Wednesday, 25 November, 2009

Let’s hear for the Leninist revival

COMMUNISM is suddenly in danger of becoming fashionable again, with a whole new layer of young people finding themselves attracted to Leninist ideas. That’s the kind of claim I usually discount on sight, after having heard it so often advanced by far left activists desperate to disavow the readily-visible decline in the membership of their vanguard party of choice.

But when exactly this argument is put by one of Britain’s best-known centre-right philosophers, the lack of obvious self-interest make it rather more worthy of consideration. So I was intrigued to read this assertion in John Gray’s review of the the latest book offerings from Slavoj Žižek and from co-authors Michael Hardt and Toni Negri:

No longer confined to dingy meetings of ageing Trotskyites or the longueurs of the academic seminar, communism has been reinvented as a kind of intellectual cabaret act. The 20th century's biggest mistake is being marketed as high-end entertainment, with a modish neo-Bolshevism promising the jaded consumer an exciting experience of forbidden ideas.

Now, until Hackney SWP branch meetings find themselves mobbed with star-struck teenyboppers who swoon when the evening’s speaker takes to his or her feet, or Kate Winslet stars in the title role of a Spielberg-directed Clara Zetkin biopic, we probably have to factor in a certain degree of writerly hyperbole here.

But speaking as one who spent far too much time in both academic seminars and dingy meetings of ageing Trotskyites in my progress from youth to middle age, I cannot help but notice the new faces that show up at the rather fewer leftwing gatherings I do get to these days.
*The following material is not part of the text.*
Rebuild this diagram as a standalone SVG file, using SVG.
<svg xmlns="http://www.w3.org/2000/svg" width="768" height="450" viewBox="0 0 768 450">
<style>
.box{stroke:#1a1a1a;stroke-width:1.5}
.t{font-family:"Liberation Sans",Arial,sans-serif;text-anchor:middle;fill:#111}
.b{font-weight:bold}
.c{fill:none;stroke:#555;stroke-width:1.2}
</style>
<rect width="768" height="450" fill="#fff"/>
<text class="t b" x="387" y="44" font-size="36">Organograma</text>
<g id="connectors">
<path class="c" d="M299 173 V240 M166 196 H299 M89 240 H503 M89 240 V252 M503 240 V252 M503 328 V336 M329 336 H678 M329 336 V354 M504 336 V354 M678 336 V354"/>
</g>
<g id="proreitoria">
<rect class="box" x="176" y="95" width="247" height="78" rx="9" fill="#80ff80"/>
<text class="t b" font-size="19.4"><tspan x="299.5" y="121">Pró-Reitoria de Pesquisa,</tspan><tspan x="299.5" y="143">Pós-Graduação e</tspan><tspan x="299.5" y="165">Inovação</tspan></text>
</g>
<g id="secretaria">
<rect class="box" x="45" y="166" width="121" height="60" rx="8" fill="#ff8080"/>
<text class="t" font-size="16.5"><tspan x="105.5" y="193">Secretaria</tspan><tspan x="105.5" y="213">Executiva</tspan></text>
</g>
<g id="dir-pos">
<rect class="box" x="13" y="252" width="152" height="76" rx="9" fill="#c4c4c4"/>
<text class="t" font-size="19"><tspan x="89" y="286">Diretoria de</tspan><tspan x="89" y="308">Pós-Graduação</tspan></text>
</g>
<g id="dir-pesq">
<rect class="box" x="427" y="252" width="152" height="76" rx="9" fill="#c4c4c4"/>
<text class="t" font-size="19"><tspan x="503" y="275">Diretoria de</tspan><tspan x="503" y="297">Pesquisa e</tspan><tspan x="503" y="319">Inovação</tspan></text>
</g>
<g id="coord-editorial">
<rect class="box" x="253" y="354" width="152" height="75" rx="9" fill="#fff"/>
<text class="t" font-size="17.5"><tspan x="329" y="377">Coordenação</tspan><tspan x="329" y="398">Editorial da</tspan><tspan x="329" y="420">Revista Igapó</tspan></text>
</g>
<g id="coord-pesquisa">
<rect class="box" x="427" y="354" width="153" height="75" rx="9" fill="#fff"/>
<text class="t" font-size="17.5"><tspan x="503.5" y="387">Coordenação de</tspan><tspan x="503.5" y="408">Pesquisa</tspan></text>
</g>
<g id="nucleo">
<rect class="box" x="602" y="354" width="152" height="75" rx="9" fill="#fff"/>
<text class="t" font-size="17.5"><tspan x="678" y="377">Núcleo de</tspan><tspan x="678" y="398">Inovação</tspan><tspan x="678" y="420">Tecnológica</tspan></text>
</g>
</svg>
Buddies still in far left groups insist that they are picking up plenty of newcomers, and the turnout behind their banners on demos indicates that they are probably not fibbing, either. It’s also worth noting that the ‘On the Idea of Communism’ conference at Birkbeck earlier this year – at which both Žižek and Negri spoke - attracted an audience of over 1,000.

Gray bases his assessment of the two works he reviews on the argument that there is some essential linkage between Leninism and Stalinism, which is a separate debate and not one I want to resurrect here. So let’s leave that aside for now and concentrate on his observations about an incipient youth radicalisation.
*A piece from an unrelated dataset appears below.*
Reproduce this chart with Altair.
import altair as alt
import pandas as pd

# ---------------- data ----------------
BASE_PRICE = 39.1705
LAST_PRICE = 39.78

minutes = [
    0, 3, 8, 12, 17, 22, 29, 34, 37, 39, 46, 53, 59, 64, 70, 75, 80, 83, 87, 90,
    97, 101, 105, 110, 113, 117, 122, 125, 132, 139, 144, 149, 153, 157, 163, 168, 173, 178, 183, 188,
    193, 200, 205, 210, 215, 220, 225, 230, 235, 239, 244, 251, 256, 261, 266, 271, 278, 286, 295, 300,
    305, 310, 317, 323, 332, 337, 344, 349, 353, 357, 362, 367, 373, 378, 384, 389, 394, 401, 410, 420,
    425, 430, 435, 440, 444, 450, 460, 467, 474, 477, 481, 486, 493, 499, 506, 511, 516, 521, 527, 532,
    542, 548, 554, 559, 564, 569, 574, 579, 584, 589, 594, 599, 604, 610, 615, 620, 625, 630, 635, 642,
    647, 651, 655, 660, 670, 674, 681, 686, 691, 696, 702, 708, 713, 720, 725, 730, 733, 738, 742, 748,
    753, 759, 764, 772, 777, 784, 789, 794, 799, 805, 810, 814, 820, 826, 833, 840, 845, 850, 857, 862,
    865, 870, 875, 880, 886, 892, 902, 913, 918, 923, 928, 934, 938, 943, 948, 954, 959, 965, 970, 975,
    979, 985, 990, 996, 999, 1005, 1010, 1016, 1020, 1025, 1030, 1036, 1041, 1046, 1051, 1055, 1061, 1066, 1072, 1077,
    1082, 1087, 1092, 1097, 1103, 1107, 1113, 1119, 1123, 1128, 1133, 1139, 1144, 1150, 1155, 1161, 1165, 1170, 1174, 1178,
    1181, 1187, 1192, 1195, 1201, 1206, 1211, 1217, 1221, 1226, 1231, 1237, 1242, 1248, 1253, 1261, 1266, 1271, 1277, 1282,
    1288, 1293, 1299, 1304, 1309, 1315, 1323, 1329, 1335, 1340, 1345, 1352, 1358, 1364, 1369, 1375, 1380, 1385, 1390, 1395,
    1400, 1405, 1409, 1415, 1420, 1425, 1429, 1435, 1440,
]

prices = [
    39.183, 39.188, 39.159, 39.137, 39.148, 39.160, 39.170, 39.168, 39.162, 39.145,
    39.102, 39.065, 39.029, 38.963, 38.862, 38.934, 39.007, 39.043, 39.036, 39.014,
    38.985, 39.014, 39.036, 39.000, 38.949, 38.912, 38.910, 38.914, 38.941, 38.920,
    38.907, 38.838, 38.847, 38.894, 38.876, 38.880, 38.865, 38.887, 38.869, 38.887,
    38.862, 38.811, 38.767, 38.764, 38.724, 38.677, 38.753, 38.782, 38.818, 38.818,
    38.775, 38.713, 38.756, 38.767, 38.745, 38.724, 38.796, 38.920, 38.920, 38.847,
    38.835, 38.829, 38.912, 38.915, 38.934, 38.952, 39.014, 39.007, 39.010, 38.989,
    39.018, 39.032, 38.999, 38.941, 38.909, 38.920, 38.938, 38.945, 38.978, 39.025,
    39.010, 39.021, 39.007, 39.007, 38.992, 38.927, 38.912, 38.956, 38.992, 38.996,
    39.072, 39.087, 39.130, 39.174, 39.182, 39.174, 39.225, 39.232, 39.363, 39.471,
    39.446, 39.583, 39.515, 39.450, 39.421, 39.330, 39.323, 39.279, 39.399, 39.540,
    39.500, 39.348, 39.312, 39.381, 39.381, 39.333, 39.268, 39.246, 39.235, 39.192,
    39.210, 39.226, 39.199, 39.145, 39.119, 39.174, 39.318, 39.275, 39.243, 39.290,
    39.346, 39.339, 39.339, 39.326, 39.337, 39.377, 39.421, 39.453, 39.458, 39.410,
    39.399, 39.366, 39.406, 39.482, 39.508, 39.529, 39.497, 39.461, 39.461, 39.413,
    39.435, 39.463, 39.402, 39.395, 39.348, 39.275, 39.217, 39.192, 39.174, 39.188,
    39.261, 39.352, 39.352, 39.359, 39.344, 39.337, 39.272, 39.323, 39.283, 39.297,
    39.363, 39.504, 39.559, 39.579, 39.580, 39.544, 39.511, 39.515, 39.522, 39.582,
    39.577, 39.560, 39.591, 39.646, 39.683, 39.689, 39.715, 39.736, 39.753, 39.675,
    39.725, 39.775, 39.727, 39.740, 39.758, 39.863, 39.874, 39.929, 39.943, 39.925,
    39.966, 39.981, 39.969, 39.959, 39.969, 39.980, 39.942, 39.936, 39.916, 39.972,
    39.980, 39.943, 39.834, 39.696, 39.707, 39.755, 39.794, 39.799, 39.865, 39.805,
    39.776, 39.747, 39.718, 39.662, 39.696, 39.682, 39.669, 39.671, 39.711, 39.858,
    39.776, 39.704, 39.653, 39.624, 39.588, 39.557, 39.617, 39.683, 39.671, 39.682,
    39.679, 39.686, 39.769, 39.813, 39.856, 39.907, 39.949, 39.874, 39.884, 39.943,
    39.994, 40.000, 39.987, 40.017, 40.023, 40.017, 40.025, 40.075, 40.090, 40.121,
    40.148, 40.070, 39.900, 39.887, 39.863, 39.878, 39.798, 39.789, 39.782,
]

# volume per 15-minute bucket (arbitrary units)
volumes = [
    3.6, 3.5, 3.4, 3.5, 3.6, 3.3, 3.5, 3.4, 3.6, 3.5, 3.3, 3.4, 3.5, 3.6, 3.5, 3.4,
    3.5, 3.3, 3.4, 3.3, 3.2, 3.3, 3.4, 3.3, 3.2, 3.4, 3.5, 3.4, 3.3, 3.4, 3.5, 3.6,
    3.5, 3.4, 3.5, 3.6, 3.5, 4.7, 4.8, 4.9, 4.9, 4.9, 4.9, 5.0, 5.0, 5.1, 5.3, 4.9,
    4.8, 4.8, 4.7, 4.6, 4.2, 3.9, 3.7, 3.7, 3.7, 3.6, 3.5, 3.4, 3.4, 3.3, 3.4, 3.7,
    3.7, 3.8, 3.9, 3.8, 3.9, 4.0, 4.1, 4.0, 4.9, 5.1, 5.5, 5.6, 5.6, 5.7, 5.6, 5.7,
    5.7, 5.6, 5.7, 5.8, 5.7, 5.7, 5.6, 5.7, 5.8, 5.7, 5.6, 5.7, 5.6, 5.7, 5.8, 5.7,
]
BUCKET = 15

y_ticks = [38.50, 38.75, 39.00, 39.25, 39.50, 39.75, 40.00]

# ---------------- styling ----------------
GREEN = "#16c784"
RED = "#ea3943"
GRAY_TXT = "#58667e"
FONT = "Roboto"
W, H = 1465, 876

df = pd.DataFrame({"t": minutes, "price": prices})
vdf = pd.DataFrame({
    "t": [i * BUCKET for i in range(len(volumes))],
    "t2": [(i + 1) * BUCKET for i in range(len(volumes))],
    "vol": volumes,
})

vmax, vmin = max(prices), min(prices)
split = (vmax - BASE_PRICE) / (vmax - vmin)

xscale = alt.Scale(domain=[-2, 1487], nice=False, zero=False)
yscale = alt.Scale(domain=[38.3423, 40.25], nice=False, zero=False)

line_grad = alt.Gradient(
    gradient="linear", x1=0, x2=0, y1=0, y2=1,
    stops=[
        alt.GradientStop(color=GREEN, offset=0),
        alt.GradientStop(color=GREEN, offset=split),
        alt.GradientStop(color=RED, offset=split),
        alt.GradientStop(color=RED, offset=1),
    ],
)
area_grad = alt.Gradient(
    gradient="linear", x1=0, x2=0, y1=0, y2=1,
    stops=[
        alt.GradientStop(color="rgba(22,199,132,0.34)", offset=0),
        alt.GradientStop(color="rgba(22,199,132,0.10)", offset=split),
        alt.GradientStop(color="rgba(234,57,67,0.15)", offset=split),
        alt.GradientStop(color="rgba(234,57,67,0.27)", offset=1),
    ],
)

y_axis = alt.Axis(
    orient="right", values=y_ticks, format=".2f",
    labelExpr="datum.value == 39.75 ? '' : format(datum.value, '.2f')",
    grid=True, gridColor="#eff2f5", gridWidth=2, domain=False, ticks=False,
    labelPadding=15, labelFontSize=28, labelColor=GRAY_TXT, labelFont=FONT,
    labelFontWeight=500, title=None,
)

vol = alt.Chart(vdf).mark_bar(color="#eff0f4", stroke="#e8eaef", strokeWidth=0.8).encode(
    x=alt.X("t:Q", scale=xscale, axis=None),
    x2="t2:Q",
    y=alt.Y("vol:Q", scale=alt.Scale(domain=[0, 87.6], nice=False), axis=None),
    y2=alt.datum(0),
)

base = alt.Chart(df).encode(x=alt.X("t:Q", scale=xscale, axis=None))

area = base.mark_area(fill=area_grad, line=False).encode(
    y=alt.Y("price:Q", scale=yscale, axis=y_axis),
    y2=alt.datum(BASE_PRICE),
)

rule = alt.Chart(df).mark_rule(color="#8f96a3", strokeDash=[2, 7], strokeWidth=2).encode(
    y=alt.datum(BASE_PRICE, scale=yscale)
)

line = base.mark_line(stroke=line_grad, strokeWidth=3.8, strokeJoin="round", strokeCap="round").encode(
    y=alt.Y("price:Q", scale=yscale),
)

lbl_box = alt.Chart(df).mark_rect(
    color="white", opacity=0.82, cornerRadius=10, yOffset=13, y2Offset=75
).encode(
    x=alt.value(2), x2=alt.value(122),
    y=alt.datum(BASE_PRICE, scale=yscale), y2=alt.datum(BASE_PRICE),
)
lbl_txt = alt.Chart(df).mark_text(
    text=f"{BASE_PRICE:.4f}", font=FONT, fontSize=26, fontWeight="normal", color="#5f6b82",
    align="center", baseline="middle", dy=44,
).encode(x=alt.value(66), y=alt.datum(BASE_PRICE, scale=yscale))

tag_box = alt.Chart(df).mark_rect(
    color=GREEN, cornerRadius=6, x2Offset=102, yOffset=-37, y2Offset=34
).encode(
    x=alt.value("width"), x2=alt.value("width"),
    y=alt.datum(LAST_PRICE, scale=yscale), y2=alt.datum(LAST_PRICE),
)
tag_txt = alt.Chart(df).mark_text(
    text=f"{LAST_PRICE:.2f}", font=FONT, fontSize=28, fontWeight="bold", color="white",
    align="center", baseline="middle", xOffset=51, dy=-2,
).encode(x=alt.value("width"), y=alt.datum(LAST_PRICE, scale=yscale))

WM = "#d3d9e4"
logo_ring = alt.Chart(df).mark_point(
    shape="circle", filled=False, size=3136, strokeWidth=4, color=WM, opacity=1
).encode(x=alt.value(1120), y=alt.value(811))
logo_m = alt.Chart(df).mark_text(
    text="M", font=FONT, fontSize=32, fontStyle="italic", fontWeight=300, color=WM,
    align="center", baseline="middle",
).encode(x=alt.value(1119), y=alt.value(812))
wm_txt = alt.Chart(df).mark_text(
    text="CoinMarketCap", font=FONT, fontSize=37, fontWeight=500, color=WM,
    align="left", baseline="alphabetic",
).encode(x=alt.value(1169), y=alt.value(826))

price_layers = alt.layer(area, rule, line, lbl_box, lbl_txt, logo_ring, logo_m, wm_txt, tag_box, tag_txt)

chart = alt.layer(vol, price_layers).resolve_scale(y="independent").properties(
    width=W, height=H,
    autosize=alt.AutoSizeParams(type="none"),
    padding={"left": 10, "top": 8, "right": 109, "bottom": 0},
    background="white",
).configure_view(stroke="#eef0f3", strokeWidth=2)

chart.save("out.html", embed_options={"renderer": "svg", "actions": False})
The reasons for this, he believes, are the little local difficulties capitalism seems to have experienced in the last year or two, and the arrival of a new generation for whom Actually Existing Socialism was something that happened before they were born. And, when you are in your twenties, ‘before you were born’ = ‘like, ancient history, innit’. Intuitively, both postulates seem plausible.

So what should the older layer of leftists - the milieu formed between 1968 and the early 1980s, to which the punk rock cohort is the tail end – be saying to the recent arrivals? Maybe I am getting old and jaded, but my first reaction is along the lines of the old disclaimer broadcast with each episode of the original Batman television series: don’t try this at home, kids.

You deserve better than to participate in the continued fragmentation of the far left into numerous competing sects. While this state of affairs continues to obtain, far left politics will remain marginalised. The theoretical differences are important, yes, but should not be a barrier to joint work.

Be wary of middle-aged blokes who order you to shut down your website in the name of 'democratic centralism'. If you are going to style yourselves Leninists, make sure you read Ms Luxemburg's criticisms of the Bolsheviks. The perusal of a few anarchist critiques probably wouldn't hurt, either.

If I were you, I’d vote most of the old farts off their central committee positions – hey, many are close to retirement age, anyway – and unify into a group with sufficient social weight to win at least the beginnings of a wider audience. This is hardly rocket science, and I apologise profusely that my lot were far too sectarian to pull off this ABC task.

On the other hand, those of us have waited two decades to see some sort of revival cannot help but be pleased at what is happening. I don’t suppose any of you would happen know where I could score some decent blow, do you?